I try to analyze data with the help of pivot tables using Pandas.
For multiindex everything works fine.
I have this pivot table:
>>>print(pivtab)
count win
pp ps
8000 8200 4 2
8100 8200 2 1
8300 3 1
Now I can select for example the value in the 2nd row in the column "count" with
>>>print(pivtab["count"][1])
2
The unexpected behaviour comes when using just a single index pivot table. The pivot table looks like this:
count win
pp
8000 4 2
8100 5 2
Now when I try to use the same way with print(pivtab["count"][1])
I get an KeyError: 1
. It seems as if Python now doesn't accept the row number but the row name (=index). With
>>>print(pivtab["count“][8100])
5
everything works fine.
The complete code looks like this:
import pandas as pd
columns = ["count","game_Id","season","win","pp","ps"]
matrix = pd.DataFrame(columns=columns)
# Create a test matrix
for i in range(1,10):
win = 0
if int(i/2) == i/2:
win = 1
pprim = 8000
if i > 4:
pprim = 8100
psub = 8200
if i > 6:
psub = 8300
new_row = pd.DataFrame([[1, i, 11, win, pprim, psub]], columns=columns)
matrix = matrix.append(new_row,ignore_index=True)
print(matrix)
pivtab = pd.pivot_table(matrix, index=["pp","ps"], values=["count","win"], aggfunc="sum")
print("\n", pivtab)
print(pivtab["count"][1])
To be completely confused I tried another test matrix... and here everything works fine!
import pandas as pd
matrix = pd.DataFrame({"A":["hey","hey","boo","boo"], "B":[1,2,3,2], "valueA":[123,441,190,123], "valueB":[5,5,6,6]})
piv_matrix = pd.pivot_table(matrix, index=["A"], values=["valueA","valueB"], aggfunc="sum")
print(piv_matrix)
print("\nValue:", piv_matrix["valueA"][1])
Result:
valueA valueB
A
boo 313 12
hey 564 10
Value: 564
I would be happy if you could explain to me the reason for this unexpected (at least for me) behaviour. Thanks!
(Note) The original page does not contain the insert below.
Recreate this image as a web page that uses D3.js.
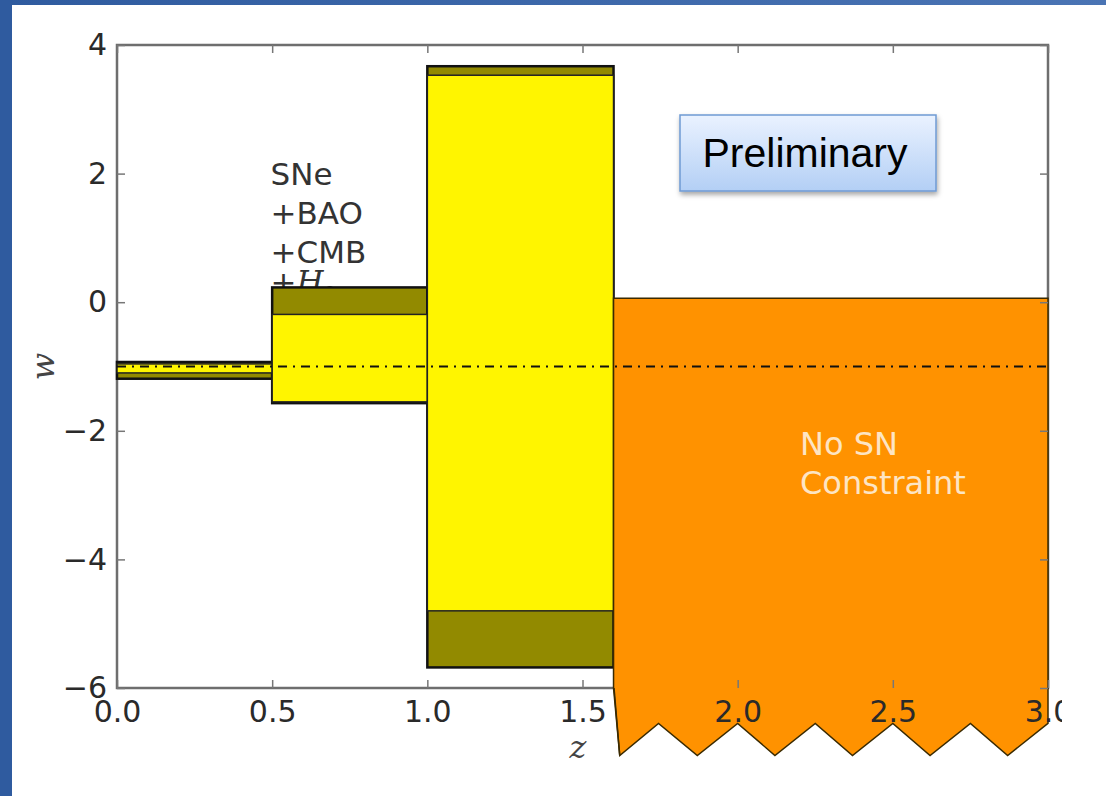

Discouraged from Documentation
The documentation discourages chained indexing. The syntax df[label_1][label_2]
should not be used.
Alternatives
Most solutions involve loc
/ iloc
for label / position-based slicing, or at
/ iat
for accessing scalars.
In your examples, you are mixing label-based and position-based indexers. Instead, so you can select a series and use iat
or iloc
:
piv_matrix['valueA'].iat[1]
piv_matrix['valueA'].iloc[1]
This syntax will work for both your examples.